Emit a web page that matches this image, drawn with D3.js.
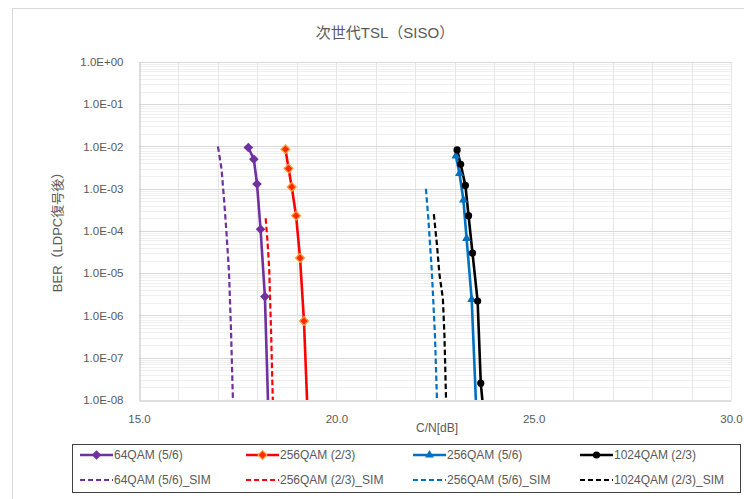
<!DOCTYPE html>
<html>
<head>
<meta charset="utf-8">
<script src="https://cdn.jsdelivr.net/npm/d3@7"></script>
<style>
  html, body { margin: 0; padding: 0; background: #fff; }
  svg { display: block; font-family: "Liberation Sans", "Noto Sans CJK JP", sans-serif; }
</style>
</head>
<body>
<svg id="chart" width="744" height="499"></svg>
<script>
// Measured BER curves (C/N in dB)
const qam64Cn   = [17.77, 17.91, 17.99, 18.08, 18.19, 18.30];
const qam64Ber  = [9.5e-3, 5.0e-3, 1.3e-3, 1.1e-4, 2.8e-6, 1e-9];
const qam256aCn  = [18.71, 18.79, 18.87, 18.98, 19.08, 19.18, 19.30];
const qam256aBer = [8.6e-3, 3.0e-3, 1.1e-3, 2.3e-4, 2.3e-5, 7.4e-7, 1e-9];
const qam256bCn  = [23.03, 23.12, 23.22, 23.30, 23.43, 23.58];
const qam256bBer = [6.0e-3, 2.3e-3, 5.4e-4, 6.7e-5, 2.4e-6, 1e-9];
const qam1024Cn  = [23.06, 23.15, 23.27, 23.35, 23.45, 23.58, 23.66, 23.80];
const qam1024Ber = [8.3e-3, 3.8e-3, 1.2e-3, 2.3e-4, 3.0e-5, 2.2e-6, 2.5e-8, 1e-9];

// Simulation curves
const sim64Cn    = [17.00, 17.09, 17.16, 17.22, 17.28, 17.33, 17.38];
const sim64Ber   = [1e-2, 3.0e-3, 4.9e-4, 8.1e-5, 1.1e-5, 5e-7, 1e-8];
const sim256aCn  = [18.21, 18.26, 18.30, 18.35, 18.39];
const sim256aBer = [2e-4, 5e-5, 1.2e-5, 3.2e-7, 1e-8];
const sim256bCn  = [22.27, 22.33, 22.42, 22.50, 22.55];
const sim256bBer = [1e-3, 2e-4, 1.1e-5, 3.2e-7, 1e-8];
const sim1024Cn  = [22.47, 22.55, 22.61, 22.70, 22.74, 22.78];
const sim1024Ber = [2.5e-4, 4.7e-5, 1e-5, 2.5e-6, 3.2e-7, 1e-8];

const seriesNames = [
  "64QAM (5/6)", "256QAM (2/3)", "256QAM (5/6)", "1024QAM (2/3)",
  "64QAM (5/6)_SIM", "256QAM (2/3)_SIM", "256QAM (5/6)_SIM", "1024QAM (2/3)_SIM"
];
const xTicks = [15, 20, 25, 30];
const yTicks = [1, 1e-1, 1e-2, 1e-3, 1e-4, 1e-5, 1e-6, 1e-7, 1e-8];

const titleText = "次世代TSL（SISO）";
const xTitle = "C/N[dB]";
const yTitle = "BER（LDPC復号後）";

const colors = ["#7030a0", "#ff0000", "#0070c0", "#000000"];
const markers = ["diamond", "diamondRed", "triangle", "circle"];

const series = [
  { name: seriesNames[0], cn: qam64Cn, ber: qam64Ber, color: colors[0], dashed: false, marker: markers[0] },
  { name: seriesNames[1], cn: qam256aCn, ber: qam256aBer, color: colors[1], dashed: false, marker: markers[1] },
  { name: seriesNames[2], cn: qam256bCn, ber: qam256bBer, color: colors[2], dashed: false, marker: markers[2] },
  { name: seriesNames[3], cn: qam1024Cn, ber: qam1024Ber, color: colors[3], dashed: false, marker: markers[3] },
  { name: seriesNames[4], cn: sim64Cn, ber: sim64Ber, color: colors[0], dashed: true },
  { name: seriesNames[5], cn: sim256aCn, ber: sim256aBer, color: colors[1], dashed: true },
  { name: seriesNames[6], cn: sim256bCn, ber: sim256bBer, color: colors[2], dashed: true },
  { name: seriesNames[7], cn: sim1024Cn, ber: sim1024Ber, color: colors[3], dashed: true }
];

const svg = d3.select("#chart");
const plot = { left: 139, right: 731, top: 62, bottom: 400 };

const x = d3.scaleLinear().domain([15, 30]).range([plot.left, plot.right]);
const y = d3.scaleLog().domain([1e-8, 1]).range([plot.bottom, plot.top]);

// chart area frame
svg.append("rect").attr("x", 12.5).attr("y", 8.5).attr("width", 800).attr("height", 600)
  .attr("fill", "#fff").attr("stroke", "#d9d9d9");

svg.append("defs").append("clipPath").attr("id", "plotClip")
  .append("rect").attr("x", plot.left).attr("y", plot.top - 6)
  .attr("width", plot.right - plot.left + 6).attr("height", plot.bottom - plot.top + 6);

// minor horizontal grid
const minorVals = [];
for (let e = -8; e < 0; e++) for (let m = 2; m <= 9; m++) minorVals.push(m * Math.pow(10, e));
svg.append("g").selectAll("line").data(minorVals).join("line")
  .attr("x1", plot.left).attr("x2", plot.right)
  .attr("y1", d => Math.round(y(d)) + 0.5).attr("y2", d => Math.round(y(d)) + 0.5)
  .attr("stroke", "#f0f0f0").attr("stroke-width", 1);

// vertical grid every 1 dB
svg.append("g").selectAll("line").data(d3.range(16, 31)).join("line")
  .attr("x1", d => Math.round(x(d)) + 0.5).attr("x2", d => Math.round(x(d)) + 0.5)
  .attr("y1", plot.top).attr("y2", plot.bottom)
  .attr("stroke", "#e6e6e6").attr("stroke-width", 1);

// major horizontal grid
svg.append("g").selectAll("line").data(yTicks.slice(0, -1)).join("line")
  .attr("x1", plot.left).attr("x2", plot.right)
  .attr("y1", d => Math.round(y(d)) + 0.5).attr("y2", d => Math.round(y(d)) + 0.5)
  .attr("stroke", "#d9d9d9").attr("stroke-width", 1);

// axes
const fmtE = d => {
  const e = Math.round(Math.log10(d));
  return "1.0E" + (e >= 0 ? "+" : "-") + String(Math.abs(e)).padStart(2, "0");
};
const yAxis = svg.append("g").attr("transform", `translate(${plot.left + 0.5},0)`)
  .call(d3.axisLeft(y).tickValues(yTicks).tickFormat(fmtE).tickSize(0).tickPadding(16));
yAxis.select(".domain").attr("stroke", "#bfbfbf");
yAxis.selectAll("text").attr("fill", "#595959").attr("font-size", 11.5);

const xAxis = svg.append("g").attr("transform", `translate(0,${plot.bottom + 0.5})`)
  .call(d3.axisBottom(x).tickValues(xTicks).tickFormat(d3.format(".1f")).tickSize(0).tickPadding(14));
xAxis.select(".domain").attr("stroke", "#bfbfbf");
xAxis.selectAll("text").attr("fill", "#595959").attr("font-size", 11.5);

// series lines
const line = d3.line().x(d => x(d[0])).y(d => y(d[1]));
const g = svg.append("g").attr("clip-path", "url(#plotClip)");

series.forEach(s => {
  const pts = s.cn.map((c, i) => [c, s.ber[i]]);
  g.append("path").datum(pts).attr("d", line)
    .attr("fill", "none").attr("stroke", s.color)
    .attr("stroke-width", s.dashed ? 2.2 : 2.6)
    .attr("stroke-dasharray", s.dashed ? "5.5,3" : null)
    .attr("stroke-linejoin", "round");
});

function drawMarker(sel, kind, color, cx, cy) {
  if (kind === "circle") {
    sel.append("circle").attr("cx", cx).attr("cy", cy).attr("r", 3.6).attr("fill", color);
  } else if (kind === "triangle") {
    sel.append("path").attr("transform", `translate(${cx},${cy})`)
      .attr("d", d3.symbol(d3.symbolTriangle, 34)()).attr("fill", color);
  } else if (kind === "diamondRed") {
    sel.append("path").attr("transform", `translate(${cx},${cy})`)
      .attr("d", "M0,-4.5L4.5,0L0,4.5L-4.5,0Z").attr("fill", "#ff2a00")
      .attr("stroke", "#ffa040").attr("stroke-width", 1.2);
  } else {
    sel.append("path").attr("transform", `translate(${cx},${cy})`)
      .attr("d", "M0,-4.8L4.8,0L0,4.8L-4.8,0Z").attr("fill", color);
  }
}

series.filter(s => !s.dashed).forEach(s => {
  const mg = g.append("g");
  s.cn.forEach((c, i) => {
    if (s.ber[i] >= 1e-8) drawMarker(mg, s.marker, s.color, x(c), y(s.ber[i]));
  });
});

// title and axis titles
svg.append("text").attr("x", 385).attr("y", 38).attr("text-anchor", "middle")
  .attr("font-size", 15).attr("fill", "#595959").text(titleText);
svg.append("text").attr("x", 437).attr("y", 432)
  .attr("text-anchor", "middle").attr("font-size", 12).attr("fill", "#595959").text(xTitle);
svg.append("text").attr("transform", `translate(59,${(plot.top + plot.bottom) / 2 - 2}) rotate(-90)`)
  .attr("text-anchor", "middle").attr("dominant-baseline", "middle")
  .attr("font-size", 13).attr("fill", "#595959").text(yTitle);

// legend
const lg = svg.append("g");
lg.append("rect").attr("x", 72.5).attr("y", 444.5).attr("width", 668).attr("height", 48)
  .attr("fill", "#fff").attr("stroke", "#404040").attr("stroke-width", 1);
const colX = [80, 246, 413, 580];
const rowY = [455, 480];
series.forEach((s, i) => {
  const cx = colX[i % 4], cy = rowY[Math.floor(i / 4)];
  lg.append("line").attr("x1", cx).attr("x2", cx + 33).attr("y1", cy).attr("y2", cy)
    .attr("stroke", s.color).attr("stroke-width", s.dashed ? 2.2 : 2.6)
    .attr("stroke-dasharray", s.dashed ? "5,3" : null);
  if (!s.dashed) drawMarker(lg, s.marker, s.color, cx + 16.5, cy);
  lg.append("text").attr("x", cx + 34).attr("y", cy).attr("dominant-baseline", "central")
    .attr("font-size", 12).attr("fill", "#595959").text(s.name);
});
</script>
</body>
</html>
============
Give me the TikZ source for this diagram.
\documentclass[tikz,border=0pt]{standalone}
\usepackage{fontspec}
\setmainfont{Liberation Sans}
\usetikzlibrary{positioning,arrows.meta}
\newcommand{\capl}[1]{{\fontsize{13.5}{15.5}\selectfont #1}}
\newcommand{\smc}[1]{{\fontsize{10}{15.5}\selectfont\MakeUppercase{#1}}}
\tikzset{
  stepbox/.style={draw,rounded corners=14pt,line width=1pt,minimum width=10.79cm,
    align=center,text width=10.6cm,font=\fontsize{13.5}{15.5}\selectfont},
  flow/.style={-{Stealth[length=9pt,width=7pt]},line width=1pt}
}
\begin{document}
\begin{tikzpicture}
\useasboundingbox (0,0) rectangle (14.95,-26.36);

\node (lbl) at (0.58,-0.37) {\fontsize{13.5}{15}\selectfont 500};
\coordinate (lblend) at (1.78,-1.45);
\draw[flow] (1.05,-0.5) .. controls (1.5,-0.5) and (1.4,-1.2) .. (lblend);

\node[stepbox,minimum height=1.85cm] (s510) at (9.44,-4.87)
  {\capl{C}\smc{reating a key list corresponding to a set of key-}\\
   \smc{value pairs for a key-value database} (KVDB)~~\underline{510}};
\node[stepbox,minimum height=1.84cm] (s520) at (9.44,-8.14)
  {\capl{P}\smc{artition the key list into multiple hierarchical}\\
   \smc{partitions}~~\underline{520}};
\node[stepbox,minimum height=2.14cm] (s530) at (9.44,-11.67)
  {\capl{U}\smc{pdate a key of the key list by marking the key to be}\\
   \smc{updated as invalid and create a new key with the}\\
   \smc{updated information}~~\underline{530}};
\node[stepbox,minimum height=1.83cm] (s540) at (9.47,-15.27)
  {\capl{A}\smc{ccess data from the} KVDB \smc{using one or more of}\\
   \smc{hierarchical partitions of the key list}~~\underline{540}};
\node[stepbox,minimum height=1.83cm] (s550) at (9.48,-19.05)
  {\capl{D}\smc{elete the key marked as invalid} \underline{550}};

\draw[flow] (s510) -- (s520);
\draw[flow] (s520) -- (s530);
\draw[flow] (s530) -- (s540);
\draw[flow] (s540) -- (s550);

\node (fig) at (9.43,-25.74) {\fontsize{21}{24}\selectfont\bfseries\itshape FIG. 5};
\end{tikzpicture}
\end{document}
============
» Goal
Write out again only the lines from the line containing "Give me the TikZ source for this diagram." through the line containing "(1.4,-1.2) .. (lblend);", both included, exactly as they are.

» Answer to this exercise
Give me the TikZ source for this diagram.
\documentclass[tikz,border=0pt]{standalone}
\usepackage{fontspec}
\setmainfont{Liberation Sans}
\usetikzlibrary{positioning,arrows.meta}
\newcommand{\capl}[1]{{\fontsize{13.5}{15.5}\selectfont #1}}
\newcommand{\smc}[1]{{\fontsize{10}{15.5}\selectfont\MakeUppercase{#1}}}
\tikzset{
  stepbox/.style={draw,rounded corners=14pt,line width=1pt,minimum width=10.79cm,
    align=center,text width=10.6cm,font=\fontsize{13.5}{15.5}\selectfont},
  flow/.style={-{Stealth[length=9pt,width=7pt]},line width=1pt}
}
\begin{document}
\begin{tikzpicture}
\useasboundingbox (0,0) rectangle (14.95,-26.36);

\node (lbl) at (0.58,-0.37) {\fontsize{13.5}{15}\selectfont 500};
\coordinate (lblend) at (1.78,-1.45);
\draw[flow] (1.05,-0.5) .. controls (1.5,-0.5) and (1.4,-1.2) .. (lblend);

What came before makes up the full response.